We have to draw tangents at the ends of two radius which are inclined to each other at 120°

**Steps of Construction**

(i) Draw a circle of radius 5 cm with centre O.

(ii) Take a point Q on the circle and join it to O.

(iii) From OQ, Draw ∠ QOR = 120°.

(iv) Take an external point P.

(v) Join PR and PQ perpendicular to OR and OQ respectively intersecting at P.

Therefore the required tangents are RP and QP.

# Question-11

**Draw a line segment AB of length 8 cm. Taking A as centre, draw a circle of radius 4 cm and taking B as centre, draw another circle of radius 3 cm. Construct tangents to each circle from the centre of the other circle.****Solution:**

Steps of construction

Steps of construction

1. Draw a line segment AB of length 8 cm. Also bisects AB such that, M is the mid point of AB.

2. With M as centre draw a circle such that it touches A and B.

3. With A as centre draw a circle of radius 4 cm, and with B as centre draw a circle of radius 3 cm.

4. These two circles touches the bigger circle at P, Q, R and S.

5. Now join RB and SB they are the tangents from the point B.

6. Similarly join PA and QA they are the tangents from the point A.

# Question-12

**Let ABC be a right triangle in which AB = 6 cm, BC = 8 cm and ∠ Β = 90°. BD is the perpendicular from B on AC. The circle through B, C, D is drawn.
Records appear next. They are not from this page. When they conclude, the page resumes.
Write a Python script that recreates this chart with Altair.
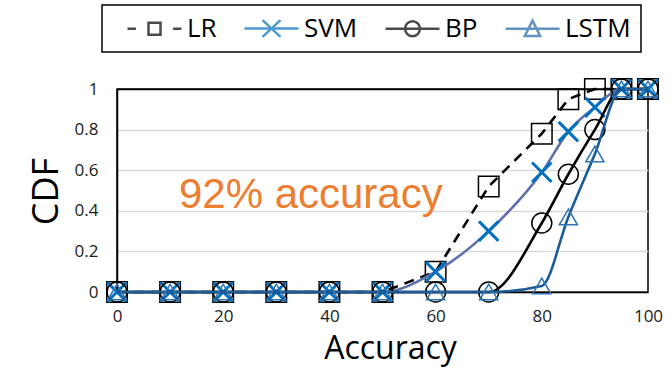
import altair as alt
import pandas as pd

# ---- data ----
accuracy = [0, 10, 20, 30, 40, 50, 60, 70, 80, 85, 90, 95, 100]
series_names = ["LR", "SVM", "BP", "LSTM"]
lr_cdf = [0, 0, 0, 0, 0, 0, 0.10, 0.52, 0.78, 0.95, 1.0, 1.0, 1.0]
svm_cdf = [0, 0, 0, 0, 0, 0, 0.10, 0.30, 0.59, 0.79, 0.91, 1.0, 1.0]
bp_cdf = [0, 0, 0, 0, 0, 0, 0, 0, 0.34, 0.58, 0.80, 1.0, 1.0]
lstm_cdf = [0, 0, 0, 0, 0, 0, 0, 0, 0.03, 0.37, 0.68, 1.0, 1.0]
x_ticks = [0, 20, 40, 60, 80, 100]
y_ticks = [0, 0.2, 0.4, 0.6, 0.8, 1.0]
ann_text = ["92% accuracy"]
ann_x = [36.5]
ann_y = [0.478]

rows = []
for name, vals in zip(series_names, [lr_cdf, svm_cdf, bp_cdf, lstm_cdf]):
    for a, v in zip(accuracy, vals):
        rows.append({"series": name, "acc": a, "cdf": v})
df = pd.DataFrame(rows)

FONT = "Open Sans"
X = alt.X("acc:Q", scale=alt.Scale(domain=[0, 100], nice=False),
          axis=alt.Axis(values=x_ticks, title="Accuracy", grid=False))
Y = alt.Y("cdf:Q", scale=alt.Scale(domain=[0, 1], nice=False),
          axis=alt.Axis(values=y_ticks, format="~g", title="CDF"))

base = alt.Chart(df)

def line(name, color, width=2.6, dash=None, interp="monotone"):
    kw = dict(color=color, strokeWidth=width, interpolate=interp)
    if dash:
        kw["strokeDash"] = dash
    return base.transform_filter(alt.datum.series == name).mark_line(**kw).encode(x=X, y=Y)

def pts(name, shape, color, size, sw):
    return base.transform_filter(alt.datum.series == name).mark_point(
        shape=shape, filled=False, color=color, size=size, strokeWidth=sw, opacity=1
    ).encode(x=X, y=Y)

XSHAPE = "M-1,-1L1,1M-1,1L1,-1"

layers = [
    line("LR", "black", 2.6, [10, 7], "linear"),
    pts("LR", "square", "black", 420, 1.5),
    line("SVM", "#5E70A8", 2.6),
    pts("SVM", XSHAPE, "#0070C0", 380, 3),
    line("BP", "black", 2.6),
    pts("BP", "circle", "black", 400, 1.5),
    line("LSTM", "#1B5C99", 2.6),
    pts("LSTM", "triangle-up", "#2E75B6", 330, 1.5),
]

# legend-only layer (draws nothing, supplies the legend); symbol unit = 12 px
legend_shapes = [
    "M-2.25,0H-1.55M-0.5,-0.5H0.5V0.5H-0.5ZM1.55,0H2.25",
    "M-2.25,0H2.25M-0.75,-0.7L0.75,0.7M-0.75,0.7L0.75,-0.7",
    "M-2.25,0H2.25M0.62,0A0.62,0.62,0,1,1,-0.62,0A0.62,0.62,0,1,1,0.62,0",
    "M-2.25,0H2.25M0,-0.68L0.64,0.6H-0.64Z",
]
legend_colors = ["black", "#0070C0", "black", "#1F64A6"]
leg = alt.Legend(title=None, orient="none", legendX=-15, legendY=-84,
                 direction="horizontal", columns=4)
legend_layer = base.transform_filter("false").mark_point(filled=False).encode(
    color=alt.Color("series:N", scale=alt.Scale(domain=series_names, range=legend_colors), legend=leg),
    shape=alt.Shape("series:N", scale=alt.Scale(domain=series_names, range=legend_shapes), legend=leg),
)

ann = alt.Chart(pd.DataFrame({"x": ann_x, "y": ann_y, "t": ann_text})).mark_text(
    font="Liberation Sans", fontSize=42, color="#ED7D31", align="center", baseline="middle"
).encode(x=alt.X("x:Q"), y=alt.Y("y:Q"), text="t:N")

chart = alt.layer(*layers, ann, legend_layer).properties(
    width=531, height=203,
    autosize=alt.AutoSizeParams(type="none"),
    padding={"left": 117, "top": 89, "right": 24, "bottom": 77},
).configure_view(
    stroke="black", strokeWidth=1.5
).configure_axis(
    labelFont=FONT, labelFontSize=17, labelColor="#1a1a1a", labelFlush=False,
    titleFont=FONT, titleColor="black", titleFontWeight="normal",
    domainColor="black", domainWidth=1.5, ticks=False, tickSize=0,
).configure_axisX(
    labelPadding=16, titleFontSize=32, titleX=273, titleY=66,
    titleBaseline="alphabetic", titleAlign="center",
).configure_axisY(
    labelPadding=19, titleFontSize=36, titleX=-60, titleY=102, titleAngle=-90,
    titleBaseline="alphabetic", titleAlign="center",
    gridColor={"condition": {"test": "datum.value >= 1", "value": "black"}, "value": "#D9D9D9"},
    gridWidth=1.5,
).configure_legend(
    labelFont=FONT, labelFontSize=26, labelColor="black",
    strokeColor="black", strokeWidth=1.5, padding=10, columnPadding=12,
    labelOffset=19, symbolOffset=29, symbolSize=576, symbolStrokeWidth=2.5,
    symbolFillColor="transparent",
)

chart.save("out.html", embed_options={"renderer": "svg", "actions": False})
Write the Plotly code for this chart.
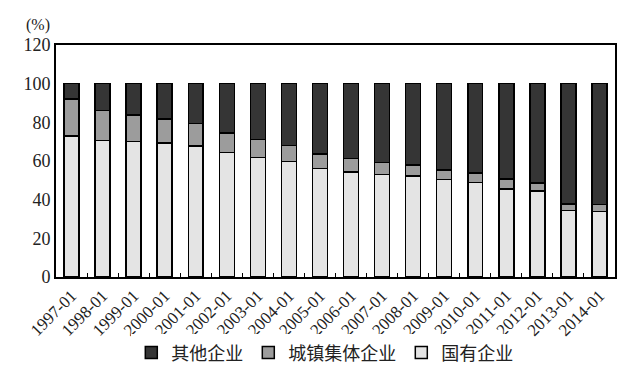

Construct the tangents from A to this circle.**

**Solution:**

**Steps of construction**

1. Draw a triangle with AB = 6 cm , BC = 8 cm and ∠ B = 90°.

2. Construct BD perpendicular to AC.

3. Draw a circle through B, C, D

4. Let M be the mid-point of BC obtained by bisecting BC.

5. Join AM and bisect it. Let N be the mid point of AM.

6. With N as centre and AN as radius draw a circle such that it touches the circle through B, C, D at the points E and F.

7. Join AE and AF.

8. Thus AE and AF are the required tangents.

# Question-13

**Draw a circle with the help of a bangle. Take a point outside the circle. Construct the pair of tangents from this point to the circle.**

**Solution:**

**Given**

Bangle, Point P outside the circle.

**Required**

To construct the pair of tangents from P to the circle.

**Steps of construction**

1. Draw a circle with the help of a bangle.

2. Draw two chords AB and AC. Perpendicular bisectors of AB and AC intersect each other at O, which is the centre of the circle.

3. Taking a point P, outside the circle, join OP.

4. Let M be the mid point of OP. Taking M as centre and OM as radius draw a circle which intersect the given circle at Q and R.

5. Join PQ and PR. Thus PQ and PR are the required tangents.